Set exercise: Retype the lines beneath this one, from the first through the line containing "const axisGray = '#868686';". Pictures are left out.

----------

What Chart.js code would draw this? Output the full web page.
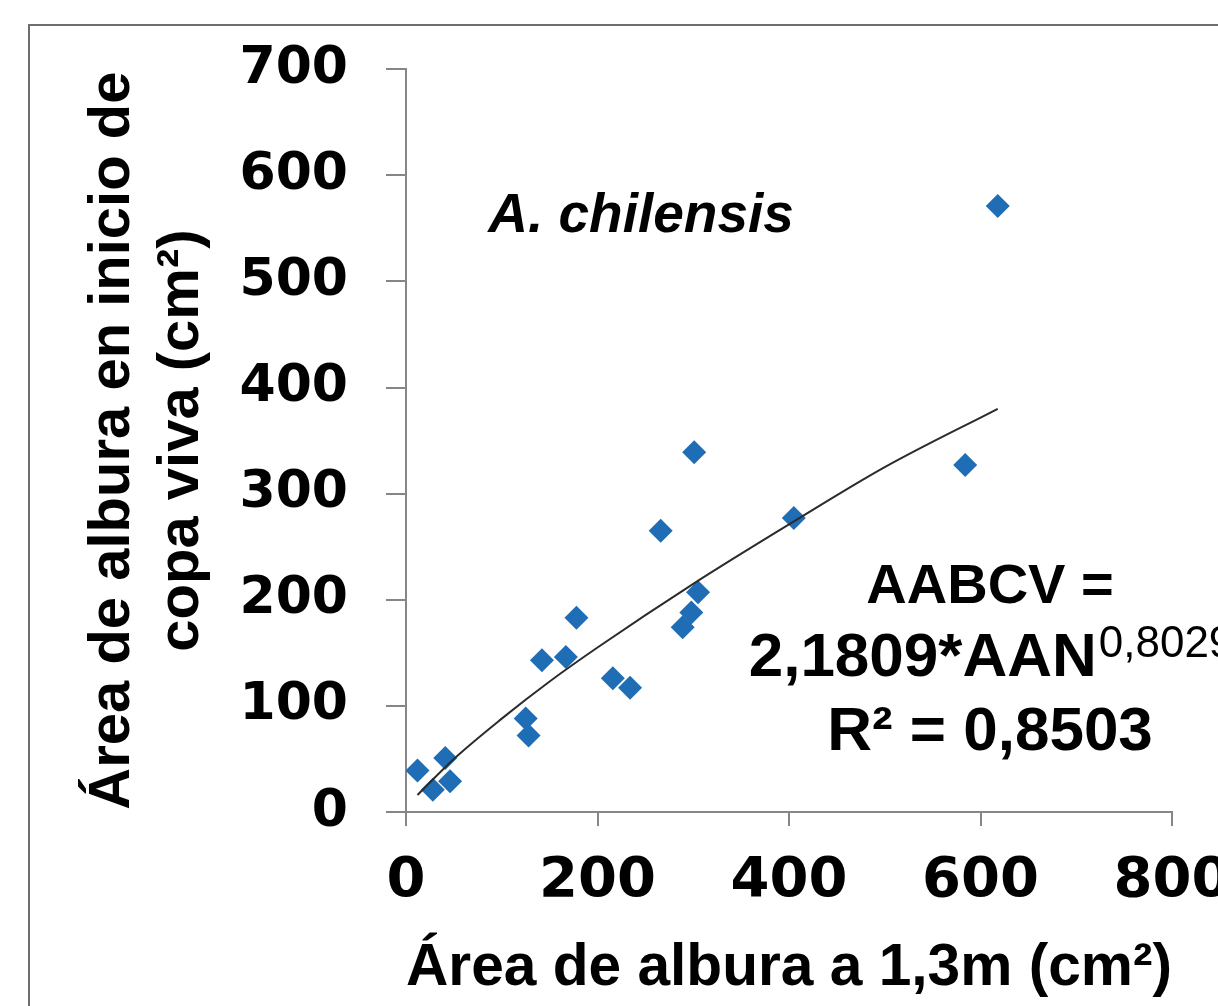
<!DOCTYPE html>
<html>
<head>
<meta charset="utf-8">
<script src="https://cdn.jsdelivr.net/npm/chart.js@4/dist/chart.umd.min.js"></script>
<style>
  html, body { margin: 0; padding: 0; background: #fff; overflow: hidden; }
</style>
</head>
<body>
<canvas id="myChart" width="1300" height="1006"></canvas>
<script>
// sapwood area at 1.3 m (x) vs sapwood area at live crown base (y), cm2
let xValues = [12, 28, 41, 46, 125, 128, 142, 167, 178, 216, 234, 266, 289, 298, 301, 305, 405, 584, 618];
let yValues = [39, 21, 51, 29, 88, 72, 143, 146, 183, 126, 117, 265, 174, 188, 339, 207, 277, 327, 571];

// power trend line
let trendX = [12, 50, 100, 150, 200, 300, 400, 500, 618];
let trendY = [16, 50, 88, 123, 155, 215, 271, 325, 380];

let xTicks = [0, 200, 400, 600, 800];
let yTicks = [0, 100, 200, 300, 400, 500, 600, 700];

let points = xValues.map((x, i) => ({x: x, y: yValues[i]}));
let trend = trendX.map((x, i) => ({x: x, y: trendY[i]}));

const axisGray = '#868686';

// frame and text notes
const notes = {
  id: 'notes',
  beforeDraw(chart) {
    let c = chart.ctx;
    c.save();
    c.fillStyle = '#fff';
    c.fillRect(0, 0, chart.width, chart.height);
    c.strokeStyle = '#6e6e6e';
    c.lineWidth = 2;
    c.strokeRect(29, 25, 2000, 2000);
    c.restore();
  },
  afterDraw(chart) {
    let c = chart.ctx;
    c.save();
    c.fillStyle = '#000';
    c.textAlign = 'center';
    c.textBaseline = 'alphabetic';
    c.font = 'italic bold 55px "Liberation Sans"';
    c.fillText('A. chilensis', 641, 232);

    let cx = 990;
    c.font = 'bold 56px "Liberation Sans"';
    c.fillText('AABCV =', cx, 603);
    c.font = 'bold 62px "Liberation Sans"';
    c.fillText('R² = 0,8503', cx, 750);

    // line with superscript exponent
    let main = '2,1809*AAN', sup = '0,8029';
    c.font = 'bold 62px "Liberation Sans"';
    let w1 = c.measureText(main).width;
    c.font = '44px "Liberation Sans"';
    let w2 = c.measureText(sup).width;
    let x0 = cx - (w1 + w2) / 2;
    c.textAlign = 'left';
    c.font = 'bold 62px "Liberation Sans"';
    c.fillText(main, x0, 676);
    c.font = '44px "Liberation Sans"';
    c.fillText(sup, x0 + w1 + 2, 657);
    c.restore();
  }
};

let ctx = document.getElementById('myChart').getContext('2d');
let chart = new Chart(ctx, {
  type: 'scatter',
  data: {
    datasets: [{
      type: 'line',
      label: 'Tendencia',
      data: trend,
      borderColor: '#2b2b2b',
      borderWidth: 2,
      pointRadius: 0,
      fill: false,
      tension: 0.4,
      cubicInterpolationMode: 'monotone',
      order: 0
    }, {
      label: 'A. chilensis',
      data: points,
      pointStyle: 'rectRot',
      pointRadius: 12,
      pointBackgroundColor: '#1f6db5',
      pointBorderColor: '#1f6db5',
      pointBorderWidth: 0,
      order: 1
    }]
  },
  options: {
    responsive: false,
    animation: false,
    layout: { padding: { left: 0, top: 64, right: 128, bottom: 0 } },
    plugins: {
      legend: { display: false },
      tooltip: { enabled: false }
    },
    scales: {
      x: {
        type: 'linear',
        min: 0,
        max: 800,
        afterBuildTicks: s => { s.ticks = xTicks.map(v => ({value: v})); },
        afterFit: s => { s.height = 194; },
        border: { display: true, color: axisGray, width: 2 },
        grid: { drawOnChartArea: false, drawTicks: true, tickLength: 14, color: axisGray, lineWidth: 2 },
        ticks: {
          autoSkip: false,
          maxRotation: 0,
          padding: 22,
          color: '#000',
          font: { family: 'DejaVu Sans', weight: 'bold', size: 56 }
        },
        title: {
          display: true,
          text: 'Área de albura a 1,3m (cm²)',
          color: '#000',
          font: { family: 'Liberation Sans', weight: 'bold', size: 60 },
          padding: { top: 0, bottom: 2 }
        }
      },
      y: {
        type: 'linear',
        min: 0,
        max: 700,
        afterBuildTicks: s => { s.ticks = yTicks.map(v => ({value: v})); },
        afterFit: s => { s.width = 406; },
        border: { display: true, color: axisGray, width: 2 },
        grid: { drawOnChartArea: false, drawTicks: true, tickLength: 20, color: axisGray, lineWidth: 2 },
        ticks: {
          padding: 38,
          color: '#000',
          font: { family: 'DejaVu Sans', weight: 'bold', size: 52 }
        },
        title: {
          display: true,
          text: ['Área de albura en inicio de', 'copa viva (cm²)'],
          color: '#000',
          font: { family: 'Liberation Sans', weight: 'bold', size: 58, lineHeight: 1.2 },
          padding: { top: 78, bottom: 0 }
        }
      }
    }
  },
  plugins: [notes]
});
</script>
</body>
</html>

----------

Response for this exercise:
What Chart.js code would draw this? Output the full web page.
<!DOCTYPE html>
<html>
<head>
<meta charset="utf-8">
<script src="https://cdn.jsdelivr.net/npm/chart.js@4/dist/chart.umd.min.js"></script>
<style>
  html, body { margin: 0; padding: 0; background: #fff; overflow: hidden; }
</style>
</head>
<body>
<canvas id="myChart" width="1300" height="1006"></canvas>
<script>
// sapwood area at 1.3 m (x) vs sapwood area at live crown base (y), cm2
let xValues = [12, 28, 41, 46, 125, 128, 142, 167, 178, 216, 234, 266, 289, 298, 301, 305, 405, 584, 618];
let yValues = [39, 21, 51, 29, 88, 72, 143, 146, 183, 126, 117, 265, 174, 188, 339, 207, 277, 327, 571];

// power trend line
let trendX = [12, 50, 100, 150, 200, 300, 400, 500, 618];
let trendY = [16, 50, 88, 123, 155, 215, 271, 325, 380];

let xTicks = [0, 200, 400, 600, 800];
let yTicks = [0, 100, 200, 300, 400, 500, 600, 700];

let points = xValues.map((x, i) => ({x: x, y: yValues[i]}));
let trend = trendX.map((x, i) => ({x: x, y: trendY[i]}));

const axisGray = '#868686';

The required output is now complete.